Your task
Repeat all the material exactly; pictures stay out of your copy.
#### Dataset extract
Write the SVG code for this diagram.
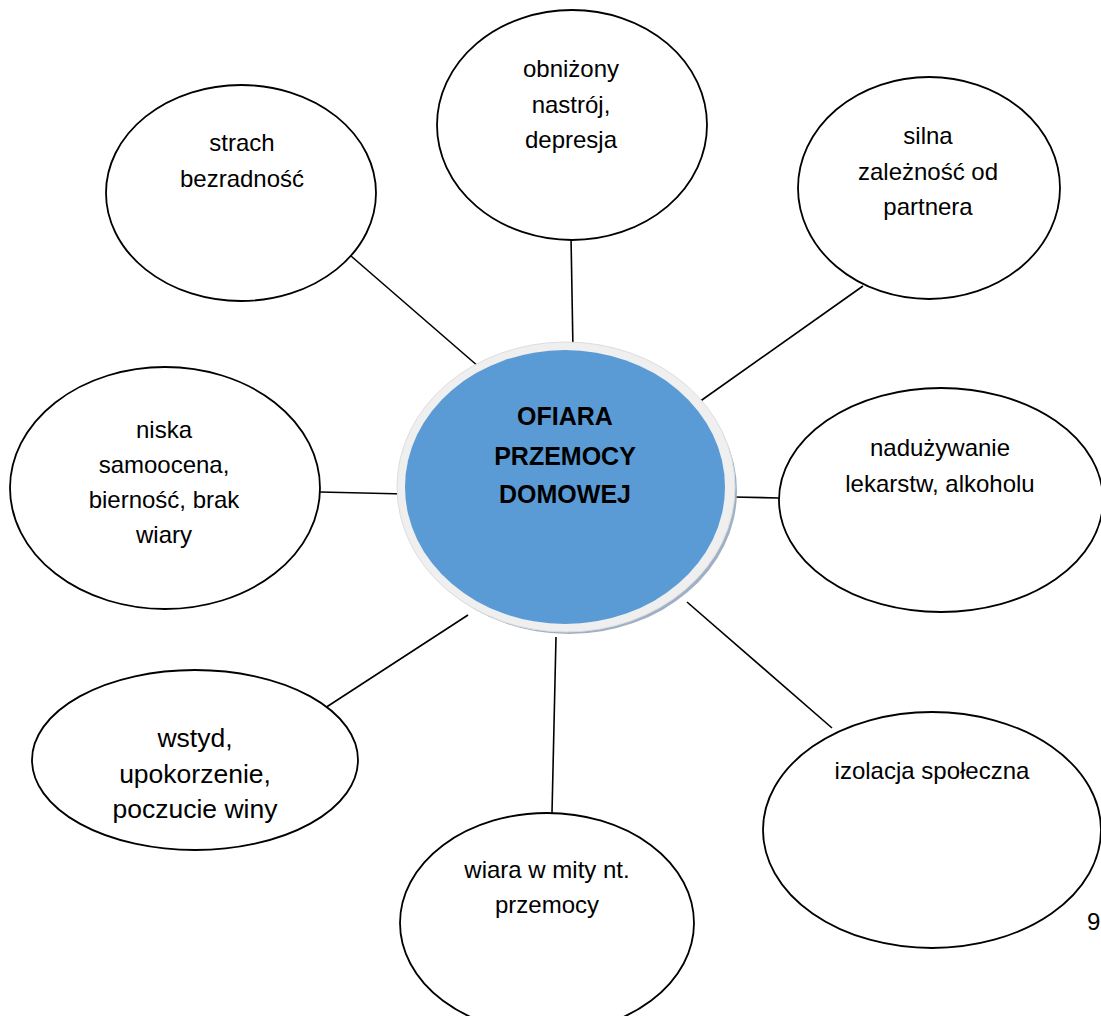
<svg xmlns="http://www.w3.org/2000/svg" width="1101" height="1016" viewBox="0 0 1101 1016">
<style>
.node{fill:#ffffff;stroke:#000000;stroke-width:1.8}
.t{font-family:"Liberation Sans",Arial,sans-serif;font-size:24px;fill:#000000;text-anchor:middle}
.tb{font-family:"Liberation Sans",Arial,sans-serif;font-size:25px;font-weight:bold;fill:#000000;text-anchor:middle}
.conn line{stroke:#000000;stroke-width:1.6}
</style>
<rect width="1101" height="1016" fill="#ffffff"/>
<g class="conn" id="connectors">
<line x1="351" y1="256" x2="479" y2="367"/>
<line x1="571" y1="236" x2="573" y2="350"/>
<line x1="863" y1="286" x2="692" y2="407"/>
<line x1="733" y1="497" x2="779" y2="498"/>
<line x1="687" y1="602" x2="832" y2="728"/>
<line x1="556" y1="637" x2="552" y2="813"/>
<line x1="325" y1="708" x2="468" y2="615"/>
<line x1="320" y1="492" x2="405" y2="494"/>
</g>
<g id="center">
<ellipse cx="569" cy="491" rx="168" ry="143" fill="#9fb0c6"/>
<ellipse cx="566" cy="487" rx="169" ry="145" fill="#efefef" stroke="#dddddd" stroke-width="1"/>
<ellipse cx="565" cy="487" rx="160" ry="137" fill="#5b9bd5"/>
<text class="tb" x="565" y="425">OFIARA</text>
<text class="tb" x="565" y="465">PRZEMOCY</text>
<text class="tb" x="565" y="503">DOMOWEJ</text>
</g>
<g id="n-strach">
<ellipse class="node" cx="241" cy="193" rx="135" ry="108"/>
<text class="t" x="242" y="151">strach</text>
<text class="t" x="242" y="187">bezradność</text>
</g>
<g id="n-obnizony">
<ellipse class="node" cx="572" cy="125" rx="135" ry="115"/>
<text class="t" x="571" y="77">obniżony</text>
<text class="t" x="571" y="113">nastrój,</text>
<text class="t" x="571" y="148">depresja</text>
</g>
<g id="n-silna">
<ellipse class="node" cx="929" cy="188" rx="131" ry="111"/>
<text class="t" x="928" y="144">silna</text>
<text class="t" x="928" y="180">zależność od</text>
<text class="t" x="928" y="215">partnera</text>
</g>
<g id="n-naduzywanie">
<ellipse class="node" cx="941" cy="500" rx="162" ry="112"/>
<text class="t" x="940" y="456">nadużywanie</text>
<text class="t" x="940" y="492">lekarstw, alkoholu</text>
</g>
<g id="n-izolacja">
<ellipse class="node" cx="932" cy="830" rx="169" ry="118"/>
<text class="t" x="932" y="779">izolacja społeczna</text>
</g>
<g id="n-wiara">
<ellipse class="node" cx="547" cy="923" rx="147" ry="110"/>
<text class="t" x="547" y="878">wiara w mity nt.</text>
<text class="t" x="547" y="913">przemocy</text>
</g>
<g id="n-wstyd">
<ellipse class="node" cx="195" cy="760" rx="163" ry="90"/>
<text class="t" style="font-size:26.5px" x="195" y="747">wstyd,</text>
<text class="t" style="font-size:26.5px" x="195" y="783">upokorzenie,</text>
<text class="t" style="font-size:26.5px" x="195" y="818">poczucie winy</text>
</g>
<g id="n-niska">
<ellipse class="node" cx="165" cy="488" rx="155" ry="121"/>
<text class="t" x="164" y="438">niska</text>
<text class="t" x="164" y="473">samoocena,</text>
<text class="t" x="164" y="508">bierność, brak</text>
<text class="t" x="164" y="543">wiary</text>
</g>
<text id="page-num" x="1087" y="930" style="font-family:'Liberation Sans',Arial,sans-serif;font-size:24px;fill:#000000">9</text>
</svg>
########
Solution to this task
Write the SVG code for this diagram.
<svg xmlns="http://www.w3.org/2000/svg" width="1101" height="1016" viewBox="0 0 1101 1016">
<style>
.node{fill:#ffffff;stroke:#000000;stroke-width:1.8}
.t{font-family:"Liberation Sans",Arial,sans-serif;font-size:24px;fill:#000000;text-anchor:middle}
.tb{font-family:"Liberation Sans",Arial,sans-serif;font-size:25px;font-weight:bold;fill:#000000;text-anchor:middle}
.conn line{stroke:#000000;stroke-width:1.6}
</style>
<rect width="1101" height="1016" fill="#ffffff"/>
<g class="conn" id="connectors">
<line x1="351" y1="256" x2="479" y2="367"/>
<line x1="571" y1="236" x2="573" y2="350"/>
<line x1="863" y1="286" x2="692" y2="407"/>
<line x1="733" y1="497" x2="779" y2="498"/>
<line x1="687" y1="602" x2="832" y2="728"/>
<line x1="556" y1="637" x2="552" y2="813"/>
<line x1="325" y1="708" x2="468" y2="615"/>
<line x1="320" y1="492" x2="405" y2="494"/>
</g>
<g id="center">
<ellipse cx="569" cy="491" rx="168" ry="143" fill="#9fb0c6"/>
<ellipse cx="566" cy="487" rx="169" ry="145" fill="#efefef" stroke="#dddddd" stroke-width="1"/>
<ellipse cx="565" cy="487" rx="160" ry="137" fill="#5b9bd5"/>
<text class="tb" x="565" y="425">OFIARA</text>
<text class="tb" x="565" y="465">PRZEMOCY</text>
<text class="tb" x="565" y="503">DOMOWEJ</text>
</g>
<g id="n-strach">
<ellipse class="node" cx="241" cy="193" rx="135" ry="108"/>
<text class="t" x="242" y="151">strach</text>
<text class="t" x="242" y="187">bezradność</text>
</g>
<g id="n-obnizony">
<ellipse class="node" cx="572" cy="125" rx="135" ry="115"/>
<text class="t" x="571" y="77">obniżony</text>
<text class="t" x="571" y="113">nastrój,</text>
<text class="t" x="571" y="148">depresja</text>
</g>
<g id="n-silna">
<ellipse class="node" cx="929" cy="188" rx="131" ry="111"/>
<text class="t" x="928" y="144">silna</text>
<text class="t" x="928" y="180">zależność od</text>
<text class="t" x="928" y="215">partnera</text>
</g>
<g id="n-naduzywanie">
<ellipse class="node" cx="941" cy="500" rx="162" ry="112"/>
<text class="t" x="940" y="456">nadużywanie</text>
<text class="t" x="940" y="492">lekarstw, alkoholu</text>
</g>
<g id="n-izolacja">
<ellipse class="node" cx="932" cy="830" rx="169" ry="118"/>
<text class="t" x="932" y="779">izolacja społeczna</text>
</g>
<g id="n-wiara">
<ellipse class="node" cx="547" cy="923" rx="147" ry="110"/>
<text class="t" x="547" y="878">wiara w mity nt.</text>
<text class="t" x="547" y="913">przemocy</text>
</g>
<g id="n-wstyd">
<ellipse class="node" cx="195" cy="760" rx="163" ry="90"/>
<text class="t" style="font-size:26.5px" x="195" y="747">wstyd,</text>
<text class="t" style="font-size:26.5px" x="195" y="783">upokorzenie,</text>
<text class="t" style="font-size:26.5px" x="195" y="818">poczucie winy</text>
</g>
<g id="n-niska">
<ellipse class="node" cx="165" cy="488" rx="155" ry="121"/>
<text class="t" x="164" y="438">niska</text>
<text class="t" x="164" y="473">samoocena,</text>
<text class="t" x="164" y="508">bierność, brak</text>
<text class="t" x="164" y="543">wiary</text>
</g>
<text id="page-num" x="1087" y="930" style="font-family:'Liberation Sans',Arial,sans-serif;font-size:24px;fill:#000000">9</text>
</svg>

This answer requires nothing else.